TELECOM Digest OnLine - Sorted: Barack Obama Takes Control of Private MySpace Page

Barack Obama Takes Control of Private MySpace Page

Nedra Pickler, Associated Press (
Wed, 02 May 2007 23:16:28 -0500

Obama takes MySpace page from backer
By NEDRA PICKLER, Associated Press Writer

Is MySpace always mine or can it belong to someone else? At the cost
of losing 160,000 friends, Democrat Barack Obama's presidential
campaign has taken over control of the MySpace page listed under his
name on the popular social networking site.

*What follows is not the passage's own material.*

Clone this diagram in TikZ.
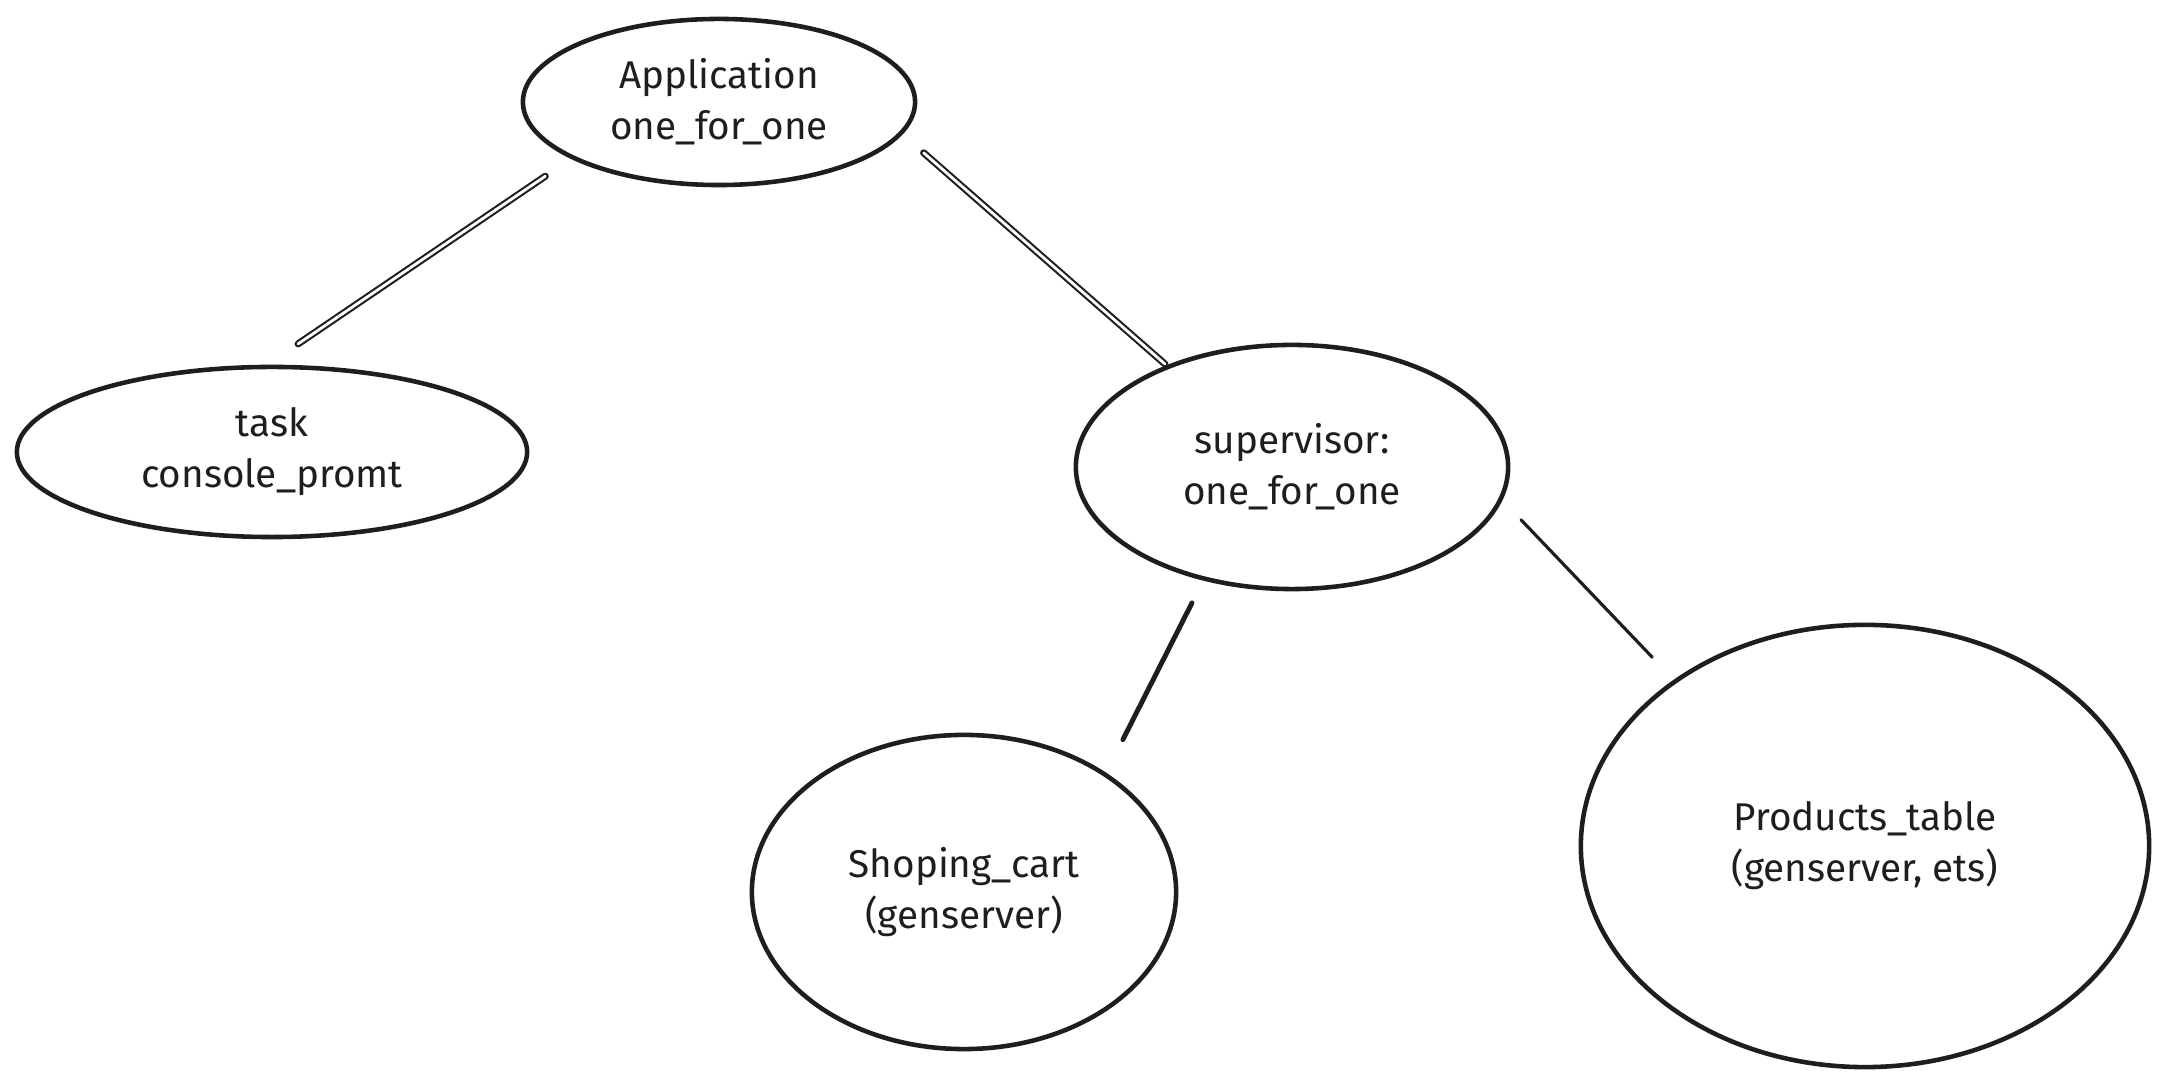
\documentclass[tikz,border=0pt]{standalone}
\usepackage{fontspec}
\setmainfont{Fira Sans}
\usepackage{xcolor}
\usetikzlibrary{shapes.geometric,positioning}
\definecolor{ink}{HTML}{1E1E1E}

\begin{document}
\begin{tikzpicture}[x=0.01cm,y=-0.01cm,ink,
    proc/.style={ellipse,draw=ink,line width=1.3pt,inner sep=0pt,align=center,
      font=\fontsize{11}{14.5}\selectfont},
    link/.style={line width=0.9pt,line cap=round},
    twin/.style={line width=0.6pt,double=white,double distance=0.8pt,line cap=round}]

    \useasboundingbox (0,0) rectangle (2165,1086);

    % The tree
    \node [proc,minimum width=3.92cm,minimum height=1.66cm] at (719,102) (app) {Application\\one\_for\_one};
    \node [proc,minimum width=5.10cm,minimum height=1.70cm] at (272,452) (task) {task\\console\_promt};
    \node [proc,minimum width=4.32cm,minimum height=2.44cm] at (1292,467) (sup) {supervisor:\\one\_for\_one};
    \node [proc,minimum width=4.24cm,minimum height=3.14cm] at (964,892) (cart) {Shoping\_cart\\(genserver)};
    \node [proc,minimum width=5.68cm,minimum height=4.42cm] at (1865,846) (prod) {Products\_table\\(genserver, ets)};

    % Tree branches
    \path[-]
    (app.201) edge[twin,shorten <=0.31cm,shorten >=0.37cm] (task.93)
    (app.-10) edge[twin,shorten <=0.28cm,shorten >=0.02cm] (sup.141);

    \path[-]
    (sup.232) edge[link,line width=1.4pt,shorten <=0.25cm,shorten >=0.37cm] (cart.40)
    (sup.-9) edge[link,shorten <=0.27cm,shorten >=0.31cm] (prod.139);
\end{tikzpicture}
\end{document}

The case highlights the struggle between campaigns' desire to control
their message versus the power of voter-generated material. And it
shows how one person -- in this case Los Angeles paralegal Joe
Anthony -- can become an influence on presidential politics through
the power of the Internet.

The dispute between the Obama campaign and Anthony, a one-time
supporter who started the Obama MySpace page, became such a concern
for the Illinois senator that he personally tried to smooth things
over Wednesday night.

Anthony felt he was mistreated by the campaign after he spent the past
2 1/2 years running the MySpace page as an enthusiastic volunteer. At
first, that arrangement was fine with the Obama team, which worked
with Anthony on the content, promoted the link and even had the
password to make changes.

But as the site exploded in popularity in recent months, the campaign
became concerned about an outsider controlling the content and
responses going out under Obama's name. It told Anthony it wanted him
to turn it over.

In this new frontier of online campaigning, it's hard to determine the
value of 160,000 MySpace friends -- about four times what any other
official campaign MySpace page had amassed. But the Obama campaign
decided they wouldn't pay $39,000, which is what Anthony said he
proposed for his extensive work on the site, plus some additional fees
up to $10,000.

MySpace reluctantly stepped in to settle the dispute and decided that
Obama should have the rights to control as of Monday night. Anthony had the
right to take all the friends who signed up while he was in control,
and that includes the right to tell them how he feels about the Obama
campaign -- although he said he was still locked out of the page
with his contacts as of Wednesday.

Anthony wrote on his MySpace blog that he was heartbroken that the
Obama campaign was "bullying" him out of the page he built. He
initially said the candidate lost his vote, but Obama may have begun
to win it back after a Wednesday evening phone call that Anthony
called a great honor. Anthony said he was so nervous that he doesn't
remember exactly what Obama said, but the candidate expressed his
appreciation and they agreed everyone learned a lesson in this case.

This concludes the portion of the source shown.